CodingBobby / Reading Updates
Pandora's Star (Commonwealth Universe #1, Commonwealth Saga, #1)
on p. 25 / 988
[He] twitched his finders every few seconds […] and the pickup's steering would respond fluidly. "Couldn't you just give […] some verbal instructions?" "Now what would be the point in that? […] You don't treat a limp of moving metal as an equal and ask it pretty please to do what you'd like. Who's in charge here, us or them?" The story plays 357 years into the future but voice commands are already standard today.
Just Six Numbers: The Deep Forces That Shape the Universe
on p. 92 / 196
Oh well... "I'm optimistic that if I were writing in five year's time, I would be able to report what the dark matter is.", wrote Sir Rees in 1999. Any idea yet?
The Blind Watchmaker: Why the Evidence of Evolution Reveals a Universe Without Design
on p. 220 / 466
I have realised that evolution is not a special biological phenomenon, indeed nothing complex at all. It is just a logical and almost trivial chain of causation that is the direct consequence of the plain possibility that things are affected by physical laws. Dawkins beautifully explained it with the example of clay which is as lifeless as it gets.
The Blind Watchmaker: Why the Evidence of Evolution Reveals a Universe Without Design
on p. 176 / 466
Wow. Achieving less than 0.3% error after copying data 20 billion times is unimaginably good. Natual selection made biology more advanced than any future technology could ever dream of becoming.
The Blind Watchmaker: Why the Evidence of Evolution Reveals a Universe Without Design
on p. 107 / 466
What a well written and eye-opening book. Dawkins is so honest about his discovery of biomorphs that you can feel the joy and excitement he must have experienced.
The Blind Watchmaker: Why the Evidence of Evolution Reveals a Universe Without Design
on p. 61 / 466
Funny how Dawkins destroys Bishop Montefiore's argument against natural selection by putting that very argument in other words. Also, I now love bats! The next thing I must get is a bat detector!
Thinking, Fast and Slow
on p. 163 / 499
Looks like people are worse in understanding percentages than absolute numbers.
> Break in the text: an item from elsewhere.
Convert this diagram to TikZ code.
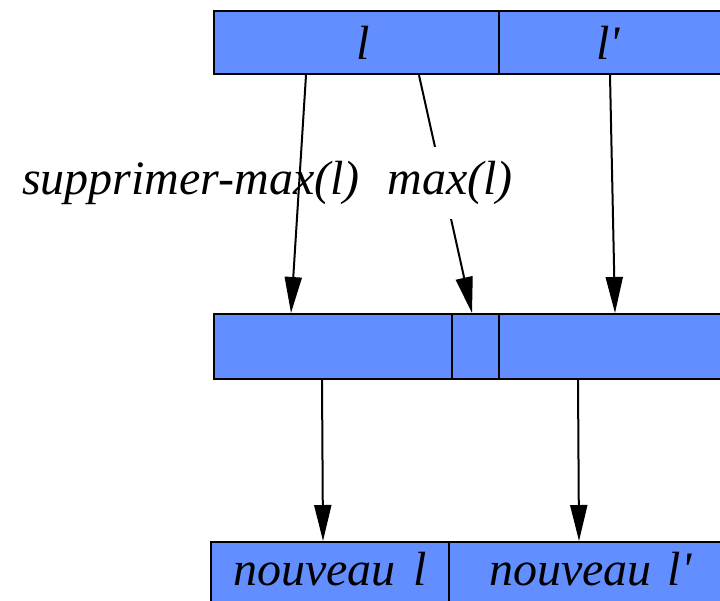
\documentclass[tikz,border=0pt]{standalone}
\usepackage{fontspec}
\newfontfamily\tmsit{Liberation Serif Italic}
\usetikzlibrary{arrows.meta,calc}
\definecolor{cellblue}{RGB}{98,142,255}
\newcommand{\prm}{\symbol{"27}}
\begin{document}
\begin{tikzpicture}[x=1pt,y=-1pt,
  cell/.style={draw=black,line width=2.2pt,fill=cellblue,inner sep=0pt,anchor=north west,
    font=\tmsit\fontsize{48}{52}\selectfont},
  link/.style={line width=2pt,-{Triangle[length=36pt,width=17pt]}},
  lbl/.style={font=\tmsit\fontsize{48}{52}\selectfont,inner sep=2pt}]
\useasboundingbox (0,0) rectangle (720,600);
% top row
\node[cell,minimum width=285pt,minimum height=63pt] (l) at (213,10) {\hspace*{14pt}l};
\node[cell,minimum width=250pt,minimum height=63pt] (lp) at (498,10) {l\prm\hspace*{32pt}};
% middle row
\node[cell,minimum width=238pt,minimum height=65pt] (m1) at (213,313) {};
\node[cell,minimum width=47pt,minimum height=65pt] (m2) at (451,313) {};
\node[cell,minimum width=250pt,minimum height=65pt] (m3) at (498,313) {};
% bottom row
\node[cell,minimum width=238pt,minimum height=70pt,text depth=16pt] (b1) at (210,541) {nouveau\hspace*{18pt}l};
\node[cell,minimum width=300pt,minimum height=70pt,text width=280pt,align=left,text depth=16pt] (b2) at (448,541) {\hspace*{30pt}nouveau l\prm};
% arrows
\draw[link] ($(l.south west)+(93,0)$) -- ($(m1.north west)+(78,0)$);
\draw[link] ($(l.south west)+(206,0)$) -- ($(m2.north west)+(21,0)$);
\draw[link] ($(lp.south west)+(112,0)$) -- ($(m3.north west)+(117,0)$);
\draw[link] ($(m1.south west)+(109,0)$) -- ($(b1.north west)+(113,0)$);
\draw[link] ($(m3.south west)+(80,0)$) -- ($(b2.north west)+(131,0)$);
% labels
\node[lbl] (sm) at (191,183) {supprimer-max(l)};
\node[lbl,fill=white,inner ysep=14pt,inner xsep=0pt] (mx) at (450,183) {max(l)};
\end{tikzpicture}
\end{document}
How come that the average makes more errors when being asked "what percentage of people are..." than when being asked "how many out of 100 people are..."? It is literally the exact same thing!
The Greatest Show on Earth: The Evidence for Evolution
on p. 38 / 480
Dawkins is really giving the best possible examples: "If you started with a mutant child and made it pump iron as well […], you could probably end up with something more grotesque than Mr Universe."